Logically, adopting Pyg was one of the dumbest ideas I've ever had. Struggling under the weight of Maisy's medical bills, her slow recovery, and the fear of what the future would mean for her, I knew that adding more to my plate- and hers- was probably ill-advised. But my heart and soul told me that no matter how bad the timing, I needed to have Pyg in my life, and since my intuition is rarely wrong, I took the ultimate leap of faith.
I won't lie: things have been harder with Pyg around. Money is uncomfortably tight. My carpets are smellier. And I've had quite a few things destroyed. At last count, I've lost three containers of fish food, a DVD case, my wallet, a skein of yarn, a spool of thread... the list goes on and on, and with few exceptions, I have no freaking clue how he's gotten a hold of these things.

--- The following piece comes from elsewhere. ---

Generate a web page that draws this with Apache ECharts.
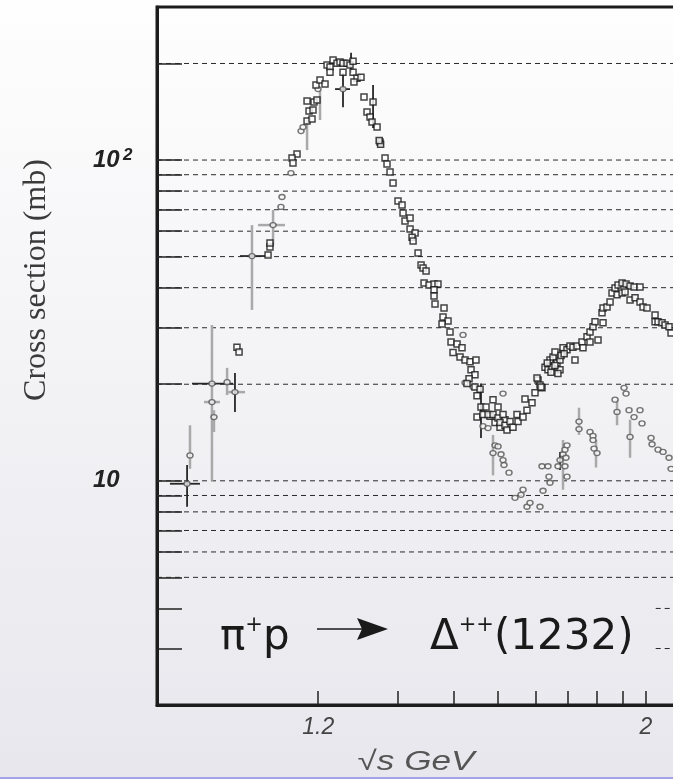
<!DOCTYPE html>
<html>
<head>
<meta charset="utf-8">
<script src="https://cdn.jsdelivr.net/npm/echarts@6/dist/echarts.min.js"></script>
<style>
html,body{margin:0;padding:0;}
#chart{width:673px;height:779px;}
</style>
</head>
<body>
<div id="chart"></div>
<script>
// ---- Axis data ----
// Horizontal axis is log10 of the pion lab momentum p (GeV/c); ticks are labelled in sqrt(s) (GeV)
const X_MIN = 0.1, X_MAX = 2.416;
const Y_MIN = 2, Y_MAX = 300;
const sqrtSTicks = [1.2, 1.3, 1.4, 1.5, 1.6, 1.7, 1.8, 1.9, 2.0];
const sqrtSLabelValues = [1.2, 2.0];
const sqrtSLabelTexts = ['1.2', '2'];
const yTickValues = [3, 4, 5, 6, 7, 8, 9, 10, 20, 30, 40, 50, 60, 70, 80, 90, 100, 200];
const yGridValues = [5, 6, 7, 8, 9, 10, 20, 30, 40, 50, 60, 70, 80, 90, 100, 200];
const yGridPartialValues = [3, 4];
const boxEndP = 1.74;
const yLabelValues = [10, 100];

// ---- Series data: p_lab (GeV/c), cross section (mb) ----
const totalP = [0.1581,0.1600,0.1889,0.1910,0.1910,0.2230,0.2167,0.2179,
0.2362,0.2430,0.2389,0.2444,0.2362,0.2458,0.2500,0.2486,0.2544,0.2618,
0.2649,0.2694,0.2741,0.2804,0.2853,0.2902,0.2970,0.3021,0.3074,0.2694,0.2902,0.3074,
0.3144,0.3217,0.3090,0.3273,0.3447,0.3330,0.3388,0.3427,0.3527,0.3588,0.3600,0.3570,0.3692,0.3734,0.3799,0.3865,0.3977,0.4070,0.4093,0.4140,0.4261,0.4261,0.4385,0.4310,0.4335,0.4461,0.4538,0.4590,0.4670,0.4617,0.4750,0.4888,0.5000,0.4888,0.4888,0.4916,0.5176,0.5146,0.5296,0.5117,0.5357,0.5388,0.5577,0.5738,0.5450,0.5673,0.5838,0.6007,0.6216,0.6042,0.6180,0.5973,0.5904,0.6180,0.6362,0.6252,0.6397,0.6583,0.6252,0.6471,0.6736,0.6853,0.7052,0.6932,0.7133,0.7340,
0.6660,0.6853,0.7052,0.7257,0.7133,0.7340,0.7553,0.7424,0.7684,0.7908,0.7862,0.8137,0.8325,0.8231,0.8567,0.8716,0.8868,0.8969,0.9073,0.8817,0.9021,
0.9230,0.9389,0.9607,0.9497,0.9663,0.9773,0.9886,1.0058,1.0058,1.0232,1.0232,1.0469,1.0651,1.0834,1.0959,1.1086,1.1409,1.1474,1.1741,1.1944,1.1944,1.2152,1.2292,1.2504,1.2868,1.2794,1.2868,1.3166,1.3396,1.3549,1.3785,1.4025,1.4350,1.4683,1.5022,1.5371,1.5906,1.3945,1.4350,1.4599,1.5022,1.5459,1.5906,1.6183,1.6556,1.7335,1.7335,1.7636,1.8044,1.8358,1.8783,1.8999,
0.935,0.955,0.977,0.994,1.012,1.030];
const totalSigma = [26.1,25.2,50.6,53.6,55.1,104.4,101.4,97.9,
132.3,134.2,142.1,143.2,152.7,151.6,153.8,171.3,177.5,172.5,
197.7,194.9,204.9,200.5,202.0,200.5,200.5,197.7,203.4,187.9,187.9,187.9,
180.0,181.3,175.0,157.1,151.6,141.1,136.1,131.3,126.7,113.8,112,115,101.4,97.2,91.8,84.8,74.5,72.4,68.4,64.6,66.0,61.0,59.2,57.5,55.9,51.3,47.1,46.1,45.1,41.4,40.8,41.1,41.1,39.4,37.7,35.6,34.6,32.4,31.5,30.8,29.1,27.1,26.7,26.0,25.1,24.3,23.8,23.5,23.8,22.2,21.4,20.8,20.1,19.6,19.3,18.4,17.0,17.0,15.8,16.1,15.9,17.9,17.0,15.2,14.7,15.5,
16.1,16.1,15.7,16.1,15.2,14.9,15.3,14.4,14.7,15.3,16.1,15.8,16.6,18.0,17.5,18.8,20.6,19.9,19.5,20.9,19.6,
22.6,22.2,22.6,23.8,24.3,25.2,23.3,22.2,23.8,25.1,26.0,25.6,26.3,26.1,23.8,26.3,27.1,26.0,28.1,27.1,29.1,30.2,31.3,27.5,31.1,33.4,34.6,34.8,36.1,38.5,39.9,40.8,41.4,41.1,40.5,40.2,40.2,38.0,38.5,38.8,36.6,37.2,36.1,34.8,34.6,32.9,31.3,31.3,31.1,30.6,30.2,28.9,
23.3,21.8,22.9,21.6,24.6,24.9];

const elasticP = [0.1188,0.1208,0.1370,0.1386,0.1494,0.1370,0.1563,0.1723,0.1944,0.2034,0.2046,0.2154,0.2282,0.2308,0.2515,0.2902,
0.5771,0.5838,0.6112,0.6471,0.6660,0.7257,
0.6932,0.7052,0.6853,0.7174,0.7257,0.7298,0.7510,0.8137,0.8045,0.7773,0.8325,0.8470,0.8969,0.9073,0.9389,0.9443,0.9497,0.9125,0.9943,1.0058,1.0232,1.0349,1.0469,1.0409,1.0349,1.0469,1.1214,1.1214,1.1944,1.2152,1.2152,1.2222,1.2433,1.3785,1.3945,1.4515,1.4683,1.4936,1.5371,1.5906,1.5022,1.6090,1.6941,1.7039,1.7636,1.8148,1.8783,1.8999];
const elasticSigma = [9.79,12.0,20.1,15.8,20.3,17.6,18.9,50.2,62.7,71.4,76.7,91.1,123.1,126.7,166.4,166.4,
28.5,20.2,19.6,14.8,14.6,18.7,
12.9,12.8,12.2,12.1,11.6,11.2,10.6,9.38,9.04,8.85,8.30,8.54,8.30,11.1,11.1,10.3,9.86,9.31,11.1,11.6,12.1,12.5,12.9,11.8,11.1,10.3,15.3,14.5,14.2,13.8,13.4,12.6,12.2,17.9,16.4,19.5,18.7,16.6,15.8,16.6,13.7,15.1,13.6,13.0,12.5,12.3,11.8,10.9];

// error bars
const darkBarP  = [0.1188,0.1563,0.2902,0.3039,0.3447,0.6397,1.0058];
const darkBarLo = [8.30,16.4,146.2,187,125.8,13.6,10.8];
const darkBarHi = [11.2,21.7,186.6,216,171.3,20.1,12.3];
const grayBarP  = [0.1208,0.1370,0.1386,0.1494,0.1723,0.1944,0.2362,0.2544,0.6853,1.0232,1.1214,1.2362,1.3945,1.5022];
const grayBarLo = [10.9,10.0,14.2,18.5,34.1,54.4,107.4,133.3,10.4,9.38,13.9,11.0,14.9,11.8];
const grayBarHi = [14.9,30.6,16.6,22.5,62.7,69.9,133.3,165.2,13.9,13.4,16.9,13.4,17.9,15.5];
const darkHBarSigma = [9.79,20.1,50.2,166.4];
const darkHBarLo = [0.1077,0.1222,0.1609,0.2773];
const darkHBarHi = [0.1279,0.1546,0.1857,0.3021];
const grayHBarSigma = [17.6,18.9,62.7];
const grayHBarLo = [0.1309,0.1503,0.1784];
const grayHBarHi = [0.1434,0.1656,0.2082];

// ---- helpers ----
const M_PI = 0.13957, M_P = 0.93827;
function pLab(w) {
  const s = w * w;
  const E = (s - M_PI * M_PI - M_P * M_P) / (2 * M_P);
  return Math.sqrt(E * E - M_PI * M_PI);
}
const zip = (a, b) => a.map((v, i) => [v, b[i]]);
const zip3 = (a, b, c) => a.map((v, i) => [v, b[i], c[i]]);

function vbar(color, width) {
  return function (params, api) {
    const a = api.coord([api.value(0), api.value(1)]);
    const b = api.coord([api.value(0), api.value(2)]);
    return { type: 'line', shape: { x1: a[0], y1: a[1], x2: b[0], y2: b[1] }, style: { stroke: color, lineWidth: width } };
  };
}
function hbar(color, width) {
  return function (params, api) {
    const a = api.coord([api.value(1), api.value(0)]);
    const b = api.coord([api.value(2), api.value(0)]);
    return { type: 'line', shape: { x1: a[0], y1: a[1], x2: b[0], y2: b[1] }, style: { stroke: color, lineWidth: width } };
  };
}
function gridLine(params, api) {
  const a = api.coord([api.value(0), api.value(2)]);
  const b = api.coord([api.value(1), api.value(2)]);
  return { type: 'line', shape: { x1: a[0], y1: a[1], x2: b[0], y2: b[1] }, style: { stroke: '#2a2a2a', lineWidth: 1, lineDash: [5, 4] } };
}

const gridRows = yGridValues.map(v => [X_MIN, X_MAX, v]).concat(yGridPartialValues.map(v => [boxEndP, X_MAX, v]));

const chart = echarts.init(document.getElementById('chart'), null, { renderer: 'canvas' });
const labelFont = '"Liberation Sans", Arial, sans-serif';

chart.setOption({
  animation: false,
  backgroundColor: { type: 'linear', x: 0, y: 0, x2: 0, y2: 1, colorStops: [{ offset: 0, color: '#fefefe' }, { offset: 1, color: '#e7e7ed' }] },
  grid: { left: 157, top: 7, width: 556, height: 698, outerBoundsMode: 'none', containLabel: false,
          show: true, borderColor: '#1c1c1c', borderWidth: 3, backgroundColor: 'transparent' },
  xAxis: {
    type: 'log', logBase: 10, min: X_MIN, max: X_MAX,
    axisLine: { show: true, lineStyle: { color: '#1c1c1c', width: 3 } },
    axisTick: { show: true, inside: true, length: 14, customValues: sqrtSTicks.map(pLab), lineStyle: { color: '#222', width: 1.5 } },
    axisLabel: {
      show: true, customValues: sqrtSLabelValues.map(pLab), margin: 11,
      fontFamily: labelFont, fontStyle: 'italic', fontSize: 23, color: '#444',
      formatter: function (v) {
        for (let i = 0; i < sqrtSLabelValues.length; i++) {
          if (Math.abs(pLab(sqrtSLabelValues[i]) - v) / v < 1e-3) return sqrtSLabelTexts[i];
        }
        return '';
      }
    },
    splitLine: { show: false }, minorTick: { show: false }
  },
  yAxis: {
    type: 'log', logBase: 10, min: Y_MIN, max: Y_MAX,
    axisLine: { show: true, lineStyle: { color: '#1c1c1c', width: 3 } },
    axisTick: { show: true, inside: true, length: 25, customValues: yTickValues, lineStyle: { color: '#222', width: 1.5 } },
    axisLabel: {
      show: true, customValues: yLabelValues, align: 'left', margin: 64,
      formatter: function (v) { return Math.abs(v - 100) < 1e-6 ? '{b|10} {s|2}' : '{b|10}'; },
      rich: {
        b: { fontFamily: labelFont, fontStyle: 'italic', fontWeight: 'bold', fontSize: 24, color: '#222', lineHeight: 26 },
        s: { fontFamily: labelFont, fontStyle: 'italic', fontWeight: 'bold', fontSize: 17, color: '#222', lineHeight: 15, verticalAlign: 'top' }
      }
    },
    splitLine: { show: false }, minorTick: { show: false }
  },
  series: [
    { type: 'custom', name: 'grid', renderItem: gridLine, data: gridRows, encode: { x: [0, 1], y: 2 }, z: 1, silent: true, clip: true },
    { type: 'custom', name: 'gray-v', renderItem: vbar('#a9a9a9', 2.5), data: zip3(grayBarP, grayBarLo, grayBarHi), encode: { x: 0, y: [1, 2] }, z: 2, silent: true },
    { type: 'custom', name: 'gray-h', renderItem: hbar('#a9a9a9', 2.5), data: zip3(grayHBarSigma, grayHBarLo, grayHBarHi), encode: { x: [1, 2], y: 0 }, z: 2, silent: true },
    { type: 'custom', name: 'dark-v', renderItem: vbar('#262626', 1.8), data: zip3(darkBarP, darkBarLo, darkBarHi), encode: { x: 0, y: [1, 2] }, z: 3, silent: true },
    { type: 'custom', name: 'dark-h', renderItem: hbar('#262626', 1.8), data: zip3(darkHBarSigma, darkHBarLo, darkHBarHi), encode: { x: [1, 2], y: 0 }, z: 3, silent: true },
    { type: 'scatter', name: 'elastic', data: zip(elasticP, elasticSigma), symbol: 'circle', symbolSize: [6, 5],
      itemStyle: { color: '#f6f6f6', borderColor: '#555', borderWidth: 1.4 }, z: 4 },
    { type: 'scatter', name: 'total', data: zip(totalP, totalSigma), symbol: 'rect', symbolSize: 6,
      itemStyle: { color: '#ffffff', borderColor: '#151515', borderWidth: 1.5 }, z: 5 }
  ],
  graphic: [
    { type: 'text', x: 37, y: 280, rotation: Math.PI / 2, z: 10,
      style: { text: 'Cross section (mb)', font: '32px "Liberation Serif", "Times New Roman", serif', fill: '#3a3a3a', textAlign: 'center', textVerticalAlign: 'middle', align: 'center', verticalAlign: 'middle' } },
    { type: 'text', x: 416, y: 762, z: 10, scaleX: 1.3,
      style: { text: '\u221As GeV', font: 'italic 27px "Liberation Sans", Arial, sans-serif', fill: '#555', textAlign: 'center', textVerticalAlign: 'middle', align: 'center', verticalAlign: 'middle' } },
    { type: 'text', x: 220, y: 638, z: 10,
      style: { text: '{a|\u03C0}{s|+}{a|p}', textAlign: 'left', textVerticalAlign: 'middle', align: 'left', verticalAlign: 'middle',
        rich: { a: { fontFamily: '"DejaVu Sans"', fontSize: 42, lineHeight: 46, fill: '#1a1a1a', color: '#1a1a1a' },
                s: { fontFamily: '"DejaVu Sans"', fontSize: 21, lineHeight: 20, verticalAlign: 'top', fill: '#1a1a1a', color: '#1a1a1a' } } } },
    { type: 'text', x: 430, y: 638, z: 10,
      style: { text: '{a|\u0394}{s|++}{a|(1232)}', textAlign: 'left', textVerticalAlign: 'middle', align: 'left', verticalAlign: 'middle',
        rich: { a: { fontFamily: '"DejaVu Sans"', fontSize: 42, lineHeight: 46, fill: '#1a1a1a', color: '#1a1a1a' },
                s: { fontFamily: '"DejaVu Sans"', fontSize: 21, lineHeight: 20, verticalAlign: 'top', fill: '#1a1a1a', color: '#1a1a1a' } } } },
    { type: 'line', z: 10, shape: { x1: 317, y1: 629, x2: 362, y2: 629 }, style: { stroke: '#1a1a1a', lineWidth: 1.5 } },
    { type: 'polygon', z: 10, shape: { points: [[357, 618], [388, 629], [357, 640], [362, 629]] }, style: { fill: '#1a1a1a' } },
    { type: 'rect', z: 10, shape: { x: 0, y: 777, width: 673, height: 2 }, style: { fill: '#a3a3ec' } }
  ]
});
</script>
</body>
</html>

But things have also been so much better with him, too. People who know me will know that I have a bad worrying habit, and that for many years, Maisy has been the focus of much of it. Pyg has proven to be a wonderful (if naughty) distraction. I still worry about Maisy of course, but it's much harder to do with him around to pick up after.
What's more, during a time that I could be moping around about Maisy's shortened future, I have Pyg to make me laugh. Pyg is such a funny dog, and the infusion of joy he's brought in to my household has been good for both me and Maisy.
Perhaps the most important thing he has brought to my life, though, is the knowledge that love is too big to be contained in just one being. I never thought I could love another dog as much as I love Maisy. I was wrong. Pyg has taught me that opening yourself up to the possibility that you might have more than one heart dog or soul mate doesn't diminish the amount of love you have for the first one. It only allows your heart to be fuller.